MSO conductor Robert Moody

The musicians of the Memphis Symphony Orchestra approved a three-year contract this week that includes modest increases in salary and adds some weeks to the schedule.

It’s a step in a gradual comeback from 2014, when the MSO announced it was in deep fiscal trouble and was forced to cut staff, expenses, and activities. Among the cost-cutting measures was a reduction in musicians’ pay by 38 percent and shortening the number of performances.

Peter Abell, president and CEO of the MSO, says, “We’re still an organization in recovery, and in this contract it does speak to that. We still have not returned the players to where they were in 2013, both in the length of season and the compensation to the players.”

The pay increases are about one percent a year for each year of the contract, the first year of which is the current 2018-2019 season. Before the crisis, the orchestra performed 39 weeks, which was cut back to 23 weeks. This season it has come back to 33 weeks, and by the third season in the contract, it will be 35 weeks.

Musician representative Robert Patterson says the contract shows an effort to rectify the situation. “We will not be back to where we were, but continue to make progress,” he says. “Over the past 30 years the Orchestra has fallen behind in salary. We and our management are in agreement that that is the case, and so the question is just how do you address it? We want to be working together and not against each other, so we’re moving forward.”

Abell says a side letter to go along with the contract was signed that expressed a commitment to work together. “We think the greatest asset of the orchestra are the players that make up the orchestra,” he says. “We exist because of the orchestra, and we can’t really say that we’re compensating the players at a level where we could expect it to be their primary professional commitment, and that’s a vision of ours. So we have a lot of work to do for that.”

Patterson says, “The only way to achieve stability is with the creation of an endowment and it has to be soon. We’re currently surviving because we have some very generous donors who are basically covering our deficits, so we need to get out of that — and we will get out of that. We wouldn’t have this contract if there wasn’t a plan to get out of that.”

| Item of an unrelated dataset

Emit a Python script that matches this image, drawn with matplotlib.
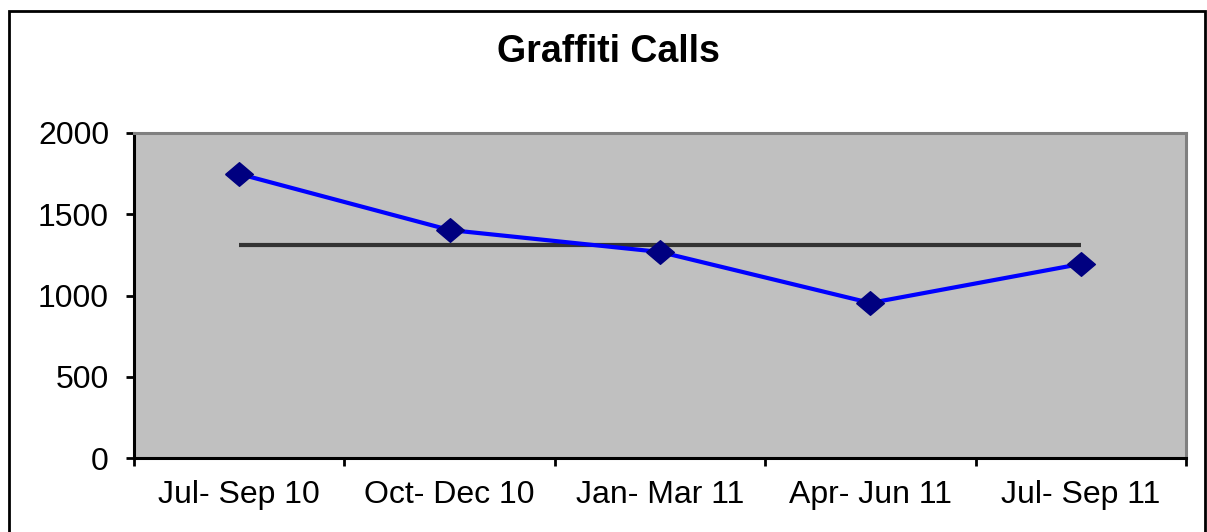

According to Abell, there was no capital, endowment or reserve fund when the crisis hit five years ago. He says there are three factors that have made it possible for the MSO to survive. “First was the players, who have given up $1.2 million in compensation since 2014 without a work stoppage, without a threat of a work stoppage. That’s the number-one gift in this whole thing. Number two was the Helen and Jabie Hardin Charitable Trust, which made a $1 million gift in 2015 to help rebuild the orchestra, and that really set the right tone moving forward.” The third factor was the effort led by Gayle Rose, the leader of the board for five seasons, to build back an endowment. Abell says there’s a goal of at least $12 million for the endowment plus about $3 million in working capital to stabilize the budget.

Patterson says that the last couple of years have been helped by the MSO’s development staff raising money, ticket sales going up, and the stability of leadership with Robert Moody coming in as music director and Abell as CEO.

“People understand that this contract is the only way forward,” Patterson says. “But even by the end of this contract, the highest pay scale will still be under $30,000 for an annual salary. And it is the stated goal of the MSO that being a musician should be one’s primary, professional obligation but that’s simply not possible on the current salary.”